Saya juga menemukan ketidaksamaan informasi mengenai jumlah personil marching band Bontang
Pupuk Kaltim. Seratus tiga puluh orang (hlm. 198) atau seratus dua
puluh (hlm. 208)? Apakah jumlah yang pertama disebut merupakan jumlah
total anak dan semua pelatih?
Ada
pula kejanggalan dalam alur cerita. Di bab 18, Rene dikisahkan tidak
mengenal Tara. Ia bertemu dengan Tara secara tak sengaja di dalam hutan
lindung dan terkesan dengan permainan drum Tara. Padahal di halaman 40,
Rene langsung menyapa Tara, begitu Tara masuk ke ruang audisi. Artinya,
Rene sudah kenal dengan Tara. Maka saya berkesimpulan, bab 18 merupakan
cerita kilas balik. Sayangnya, penulis tidak memberikan keterangan apa
pun bahwa bab itu merupakan kilas balik sehingga pembaca yang tidak
jeli, pasti akan kebingungan karena menyangka cerita tersebut terjadi di
masa kini.
Kejanggalan berikutnya ada dalam sebuah kalimat di halaman 163: “Mereka
duduk berdampingan, diam memerhatikan patung Bunda Maria yang masih
juga tersenyum sabar walau telah disampahi segala macam.” Membaca
kalimat tersebut, saya jadi bertanya-tanya, apakah ada banyak sampah
yang menempel di patung Bunda Maria? Ataukah kalimat itu bermakna
konotatif? Jika konotatif, mengapa kata ‘sampah’ yang dipilih? Apakah
orang berbicara kepada Bunda Maria hanya saat sedih atau gundah gulana?
Ketidaklengkapan
informasi juga saya temukan di halaman 101. Diceritakan bahwa
Pemeliatn, dukun orang Dayak di kampung Lahang menyimpan sebilah mandau
bernoda darah kering dan bahwa ia punya hutang budi. Namun, tidak ada
penjelasan lebih lanjut darah apa atau siapakah yang membekas di mandau
sang Pemeliatn, apa hubungan mandau itu dengan ayah Lahang serta mengapa dan kepada siapa Pemeliatn berhutang budi.

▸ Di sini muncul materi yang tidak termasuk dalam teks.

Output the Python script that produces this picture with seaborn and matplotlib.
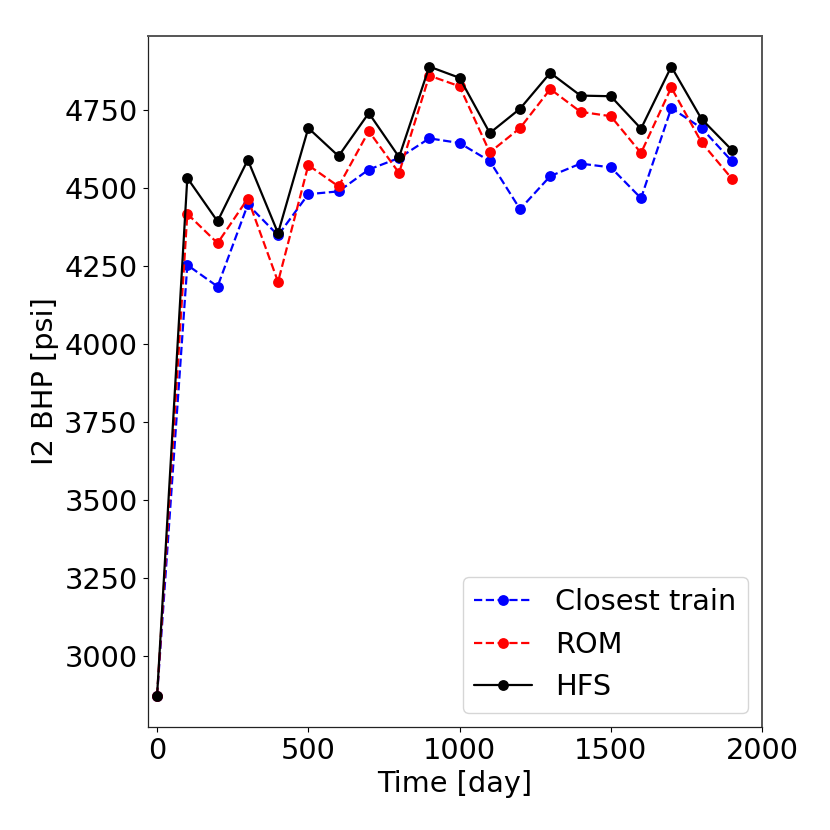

Kekurangan berikutnya adalah lay-out bagian bawah halaman 236. Ada kelebihan 3 baris sehingga kalimat terakhir bersinggungan dengan nomor halaman.
Yang terakhir, yang menurut saya sangat penting adalah
perlunya kamus bergambar untuk menjelaskan bentuk alat-alat musik yang
disebutkan dalam novel “Dua Belas Menit” seperti tuba, euphonium, mellophone, french horn, quarto, cymbal, marimba, dan vibraphone.
“All of our dreams can
come true if we have the courage to pursue them.” (Walt Disney). Terlepas
dari segala kekurangannya, novel “Dua Belas Menit” layak dan patut dibaca bagi
mereka yang memerlukan motivasi agar terus bersemangat meraih impian karena
novel “Dua Belas Menit” adalah kisah yang membuktikan kebenaran pendapat bijak
tersebut. Tunggu apa lagi? Ayo, berderap mantap meraih impianmu!
* Resensi ini berhasil menjadi salah satu dari 12 resensi terbaik pilihan juri lomba menulis resensi novel 12 Menit.